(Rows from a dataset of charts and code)
>>>>>
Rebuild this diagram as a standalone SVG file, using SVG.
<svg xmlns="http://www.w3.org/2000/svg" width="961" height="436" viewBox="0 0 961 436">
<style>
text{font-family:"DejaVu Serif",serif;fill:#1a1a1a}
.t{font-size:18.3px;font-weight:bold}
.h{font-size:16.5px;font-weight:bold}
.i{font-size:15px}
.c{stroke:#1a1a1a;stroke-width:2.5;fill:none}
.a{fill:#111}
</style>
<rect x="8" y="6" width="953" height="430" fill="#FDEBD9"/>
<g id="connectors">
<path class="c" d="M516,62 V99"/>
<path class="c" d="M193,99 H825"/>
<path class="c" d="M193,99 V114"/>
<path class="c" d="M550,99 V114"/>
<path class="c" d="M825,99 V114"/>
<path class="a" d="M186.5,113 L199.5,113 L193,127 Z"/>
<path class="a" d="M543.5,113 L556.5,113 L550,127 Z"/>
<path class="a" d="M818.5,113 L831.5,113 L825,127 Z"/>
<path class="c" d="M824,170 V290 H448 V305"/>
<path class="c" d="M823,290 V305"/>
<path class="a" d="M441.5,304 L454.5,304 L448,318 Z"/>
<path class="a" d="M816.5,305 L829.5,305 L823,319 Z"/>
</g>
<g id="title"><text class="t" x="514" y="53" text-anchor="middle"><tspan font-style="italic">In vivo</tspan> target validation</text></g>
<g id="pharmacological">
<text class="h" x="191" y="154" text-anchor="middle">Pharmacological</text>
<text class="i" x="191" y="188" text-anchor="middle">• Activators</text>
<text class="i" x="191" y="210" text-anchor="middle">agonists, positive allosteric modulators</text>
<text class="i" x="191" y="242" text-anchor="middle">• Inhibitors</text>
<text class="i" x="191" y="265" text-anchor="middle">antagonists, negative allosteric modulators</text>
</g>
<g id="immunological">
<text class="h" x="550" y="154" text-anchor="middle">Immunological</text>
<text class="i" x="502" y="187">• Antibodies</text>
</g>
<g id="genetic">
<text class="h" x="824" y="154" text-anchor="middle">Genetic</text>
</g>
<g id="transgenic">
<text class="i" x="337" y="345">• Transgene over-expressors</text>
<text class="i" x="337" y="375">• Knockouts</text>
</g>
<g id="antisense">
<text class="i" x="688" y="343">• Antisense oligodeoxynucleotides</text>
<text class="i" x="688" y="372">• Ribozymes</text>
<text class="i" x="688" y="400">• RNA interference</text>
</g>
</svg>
<<<<<
>>>>>
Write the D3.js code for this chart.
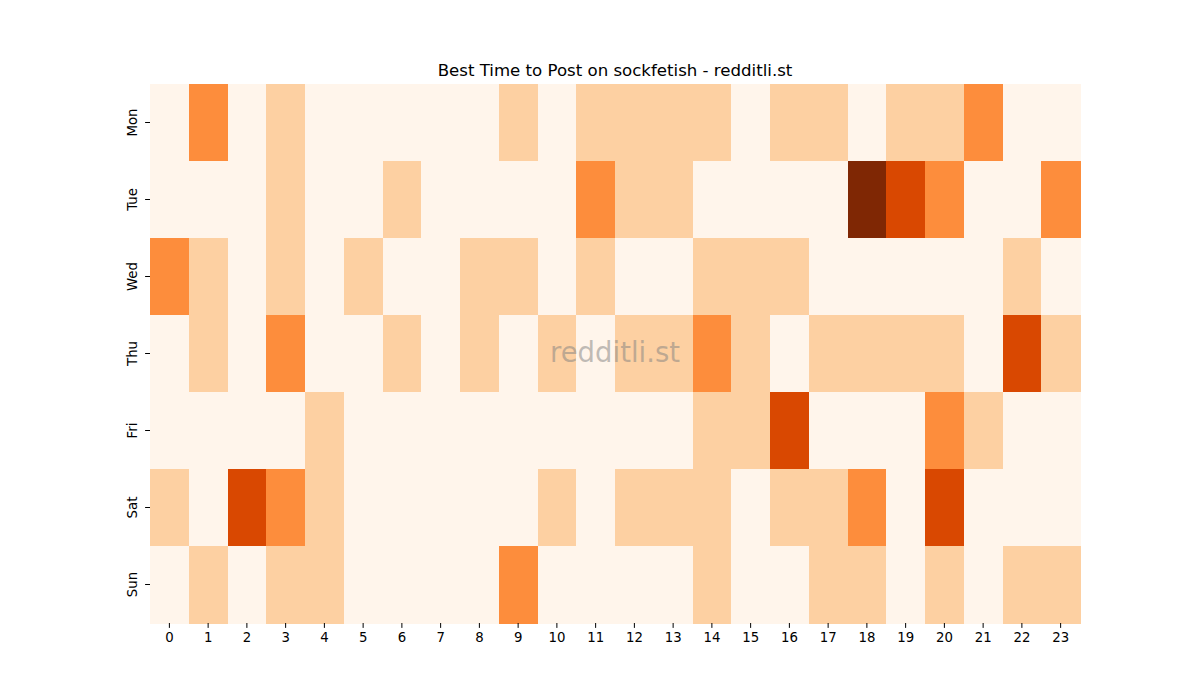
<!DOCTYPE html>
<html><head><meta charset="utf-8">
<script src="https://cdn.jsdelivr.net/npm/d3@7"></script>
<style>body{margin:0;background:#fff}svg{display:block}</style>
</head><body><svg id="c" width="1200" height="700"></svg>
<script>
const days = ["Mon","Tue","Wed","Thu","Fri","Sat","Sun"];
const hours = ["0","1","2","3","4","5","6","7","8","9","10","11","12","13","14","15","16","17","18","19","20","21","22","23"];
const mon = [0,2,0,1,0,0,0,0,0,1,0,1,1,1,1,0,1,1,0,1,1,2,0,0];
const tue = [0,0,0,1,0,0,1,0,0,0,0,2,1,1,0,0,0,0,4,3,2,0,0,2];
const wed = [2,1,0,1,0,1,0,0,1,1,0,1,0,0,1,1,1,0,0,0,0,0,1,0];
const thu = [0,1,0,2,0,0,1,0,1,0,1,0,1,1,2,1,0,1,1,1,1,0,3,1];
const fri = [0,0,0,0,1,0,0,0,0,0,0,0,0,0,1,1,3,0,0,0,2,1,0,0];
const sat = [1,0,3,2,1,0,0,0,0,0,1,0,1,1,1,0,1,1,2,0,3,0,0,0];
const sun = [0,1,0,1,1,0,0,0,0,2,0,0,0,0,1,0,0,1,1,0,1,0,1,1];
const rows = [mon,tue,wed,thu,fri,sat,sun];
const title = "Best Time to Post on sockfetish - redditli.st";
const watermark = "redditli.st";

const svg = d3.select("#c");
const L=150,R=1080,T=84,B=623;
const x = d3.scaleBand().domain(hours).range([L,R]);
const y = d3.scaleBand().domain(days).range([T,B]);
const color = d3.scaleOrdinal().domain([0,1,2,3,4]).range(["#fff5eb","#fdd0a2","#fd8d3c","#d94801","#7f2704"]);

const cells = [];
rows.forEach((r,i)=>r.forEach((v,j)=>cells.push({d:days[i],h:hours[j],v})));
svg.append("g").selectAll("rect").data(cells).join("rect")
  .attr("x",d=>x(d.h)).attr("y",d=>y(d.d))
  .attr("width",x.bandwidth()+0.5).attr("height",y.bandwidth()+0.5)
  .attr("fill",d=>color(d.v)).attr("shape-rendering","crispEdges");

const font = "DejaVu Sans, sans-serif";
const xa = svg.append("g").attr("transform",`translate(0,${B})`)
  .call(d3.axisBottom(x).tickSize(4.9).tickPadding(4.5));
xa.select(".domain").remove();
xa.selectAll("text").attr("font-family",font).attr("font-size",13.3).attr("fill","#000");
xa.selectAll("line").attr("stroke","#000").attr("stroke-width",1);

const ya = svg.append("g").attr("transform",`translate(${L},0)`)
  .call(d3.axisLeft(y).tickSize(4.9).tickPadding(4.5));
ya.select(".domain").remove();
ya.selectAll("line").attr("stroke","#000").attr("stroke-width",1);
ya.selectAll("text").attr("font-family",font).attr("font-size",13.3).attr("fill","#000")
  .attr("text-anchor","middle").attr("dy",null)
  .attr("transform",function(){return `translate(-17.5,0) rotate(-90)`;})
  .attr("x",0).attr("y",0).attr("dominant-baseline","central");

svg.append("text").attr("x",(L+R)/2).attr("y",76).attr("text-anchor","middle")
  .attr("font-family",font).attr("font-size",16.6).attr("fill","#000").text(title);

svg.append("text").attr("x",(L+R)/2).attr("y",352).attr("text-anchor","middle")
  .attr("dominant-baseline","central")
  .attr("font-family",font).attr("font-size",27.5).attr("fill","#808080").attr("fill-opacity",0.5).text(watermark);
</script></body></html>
<<<<<
Check all the records above and select each line where the string "this" is found.

Rebuild this diagram as a standalone SVG file, using SVG.
Write the D3.js code for this chart.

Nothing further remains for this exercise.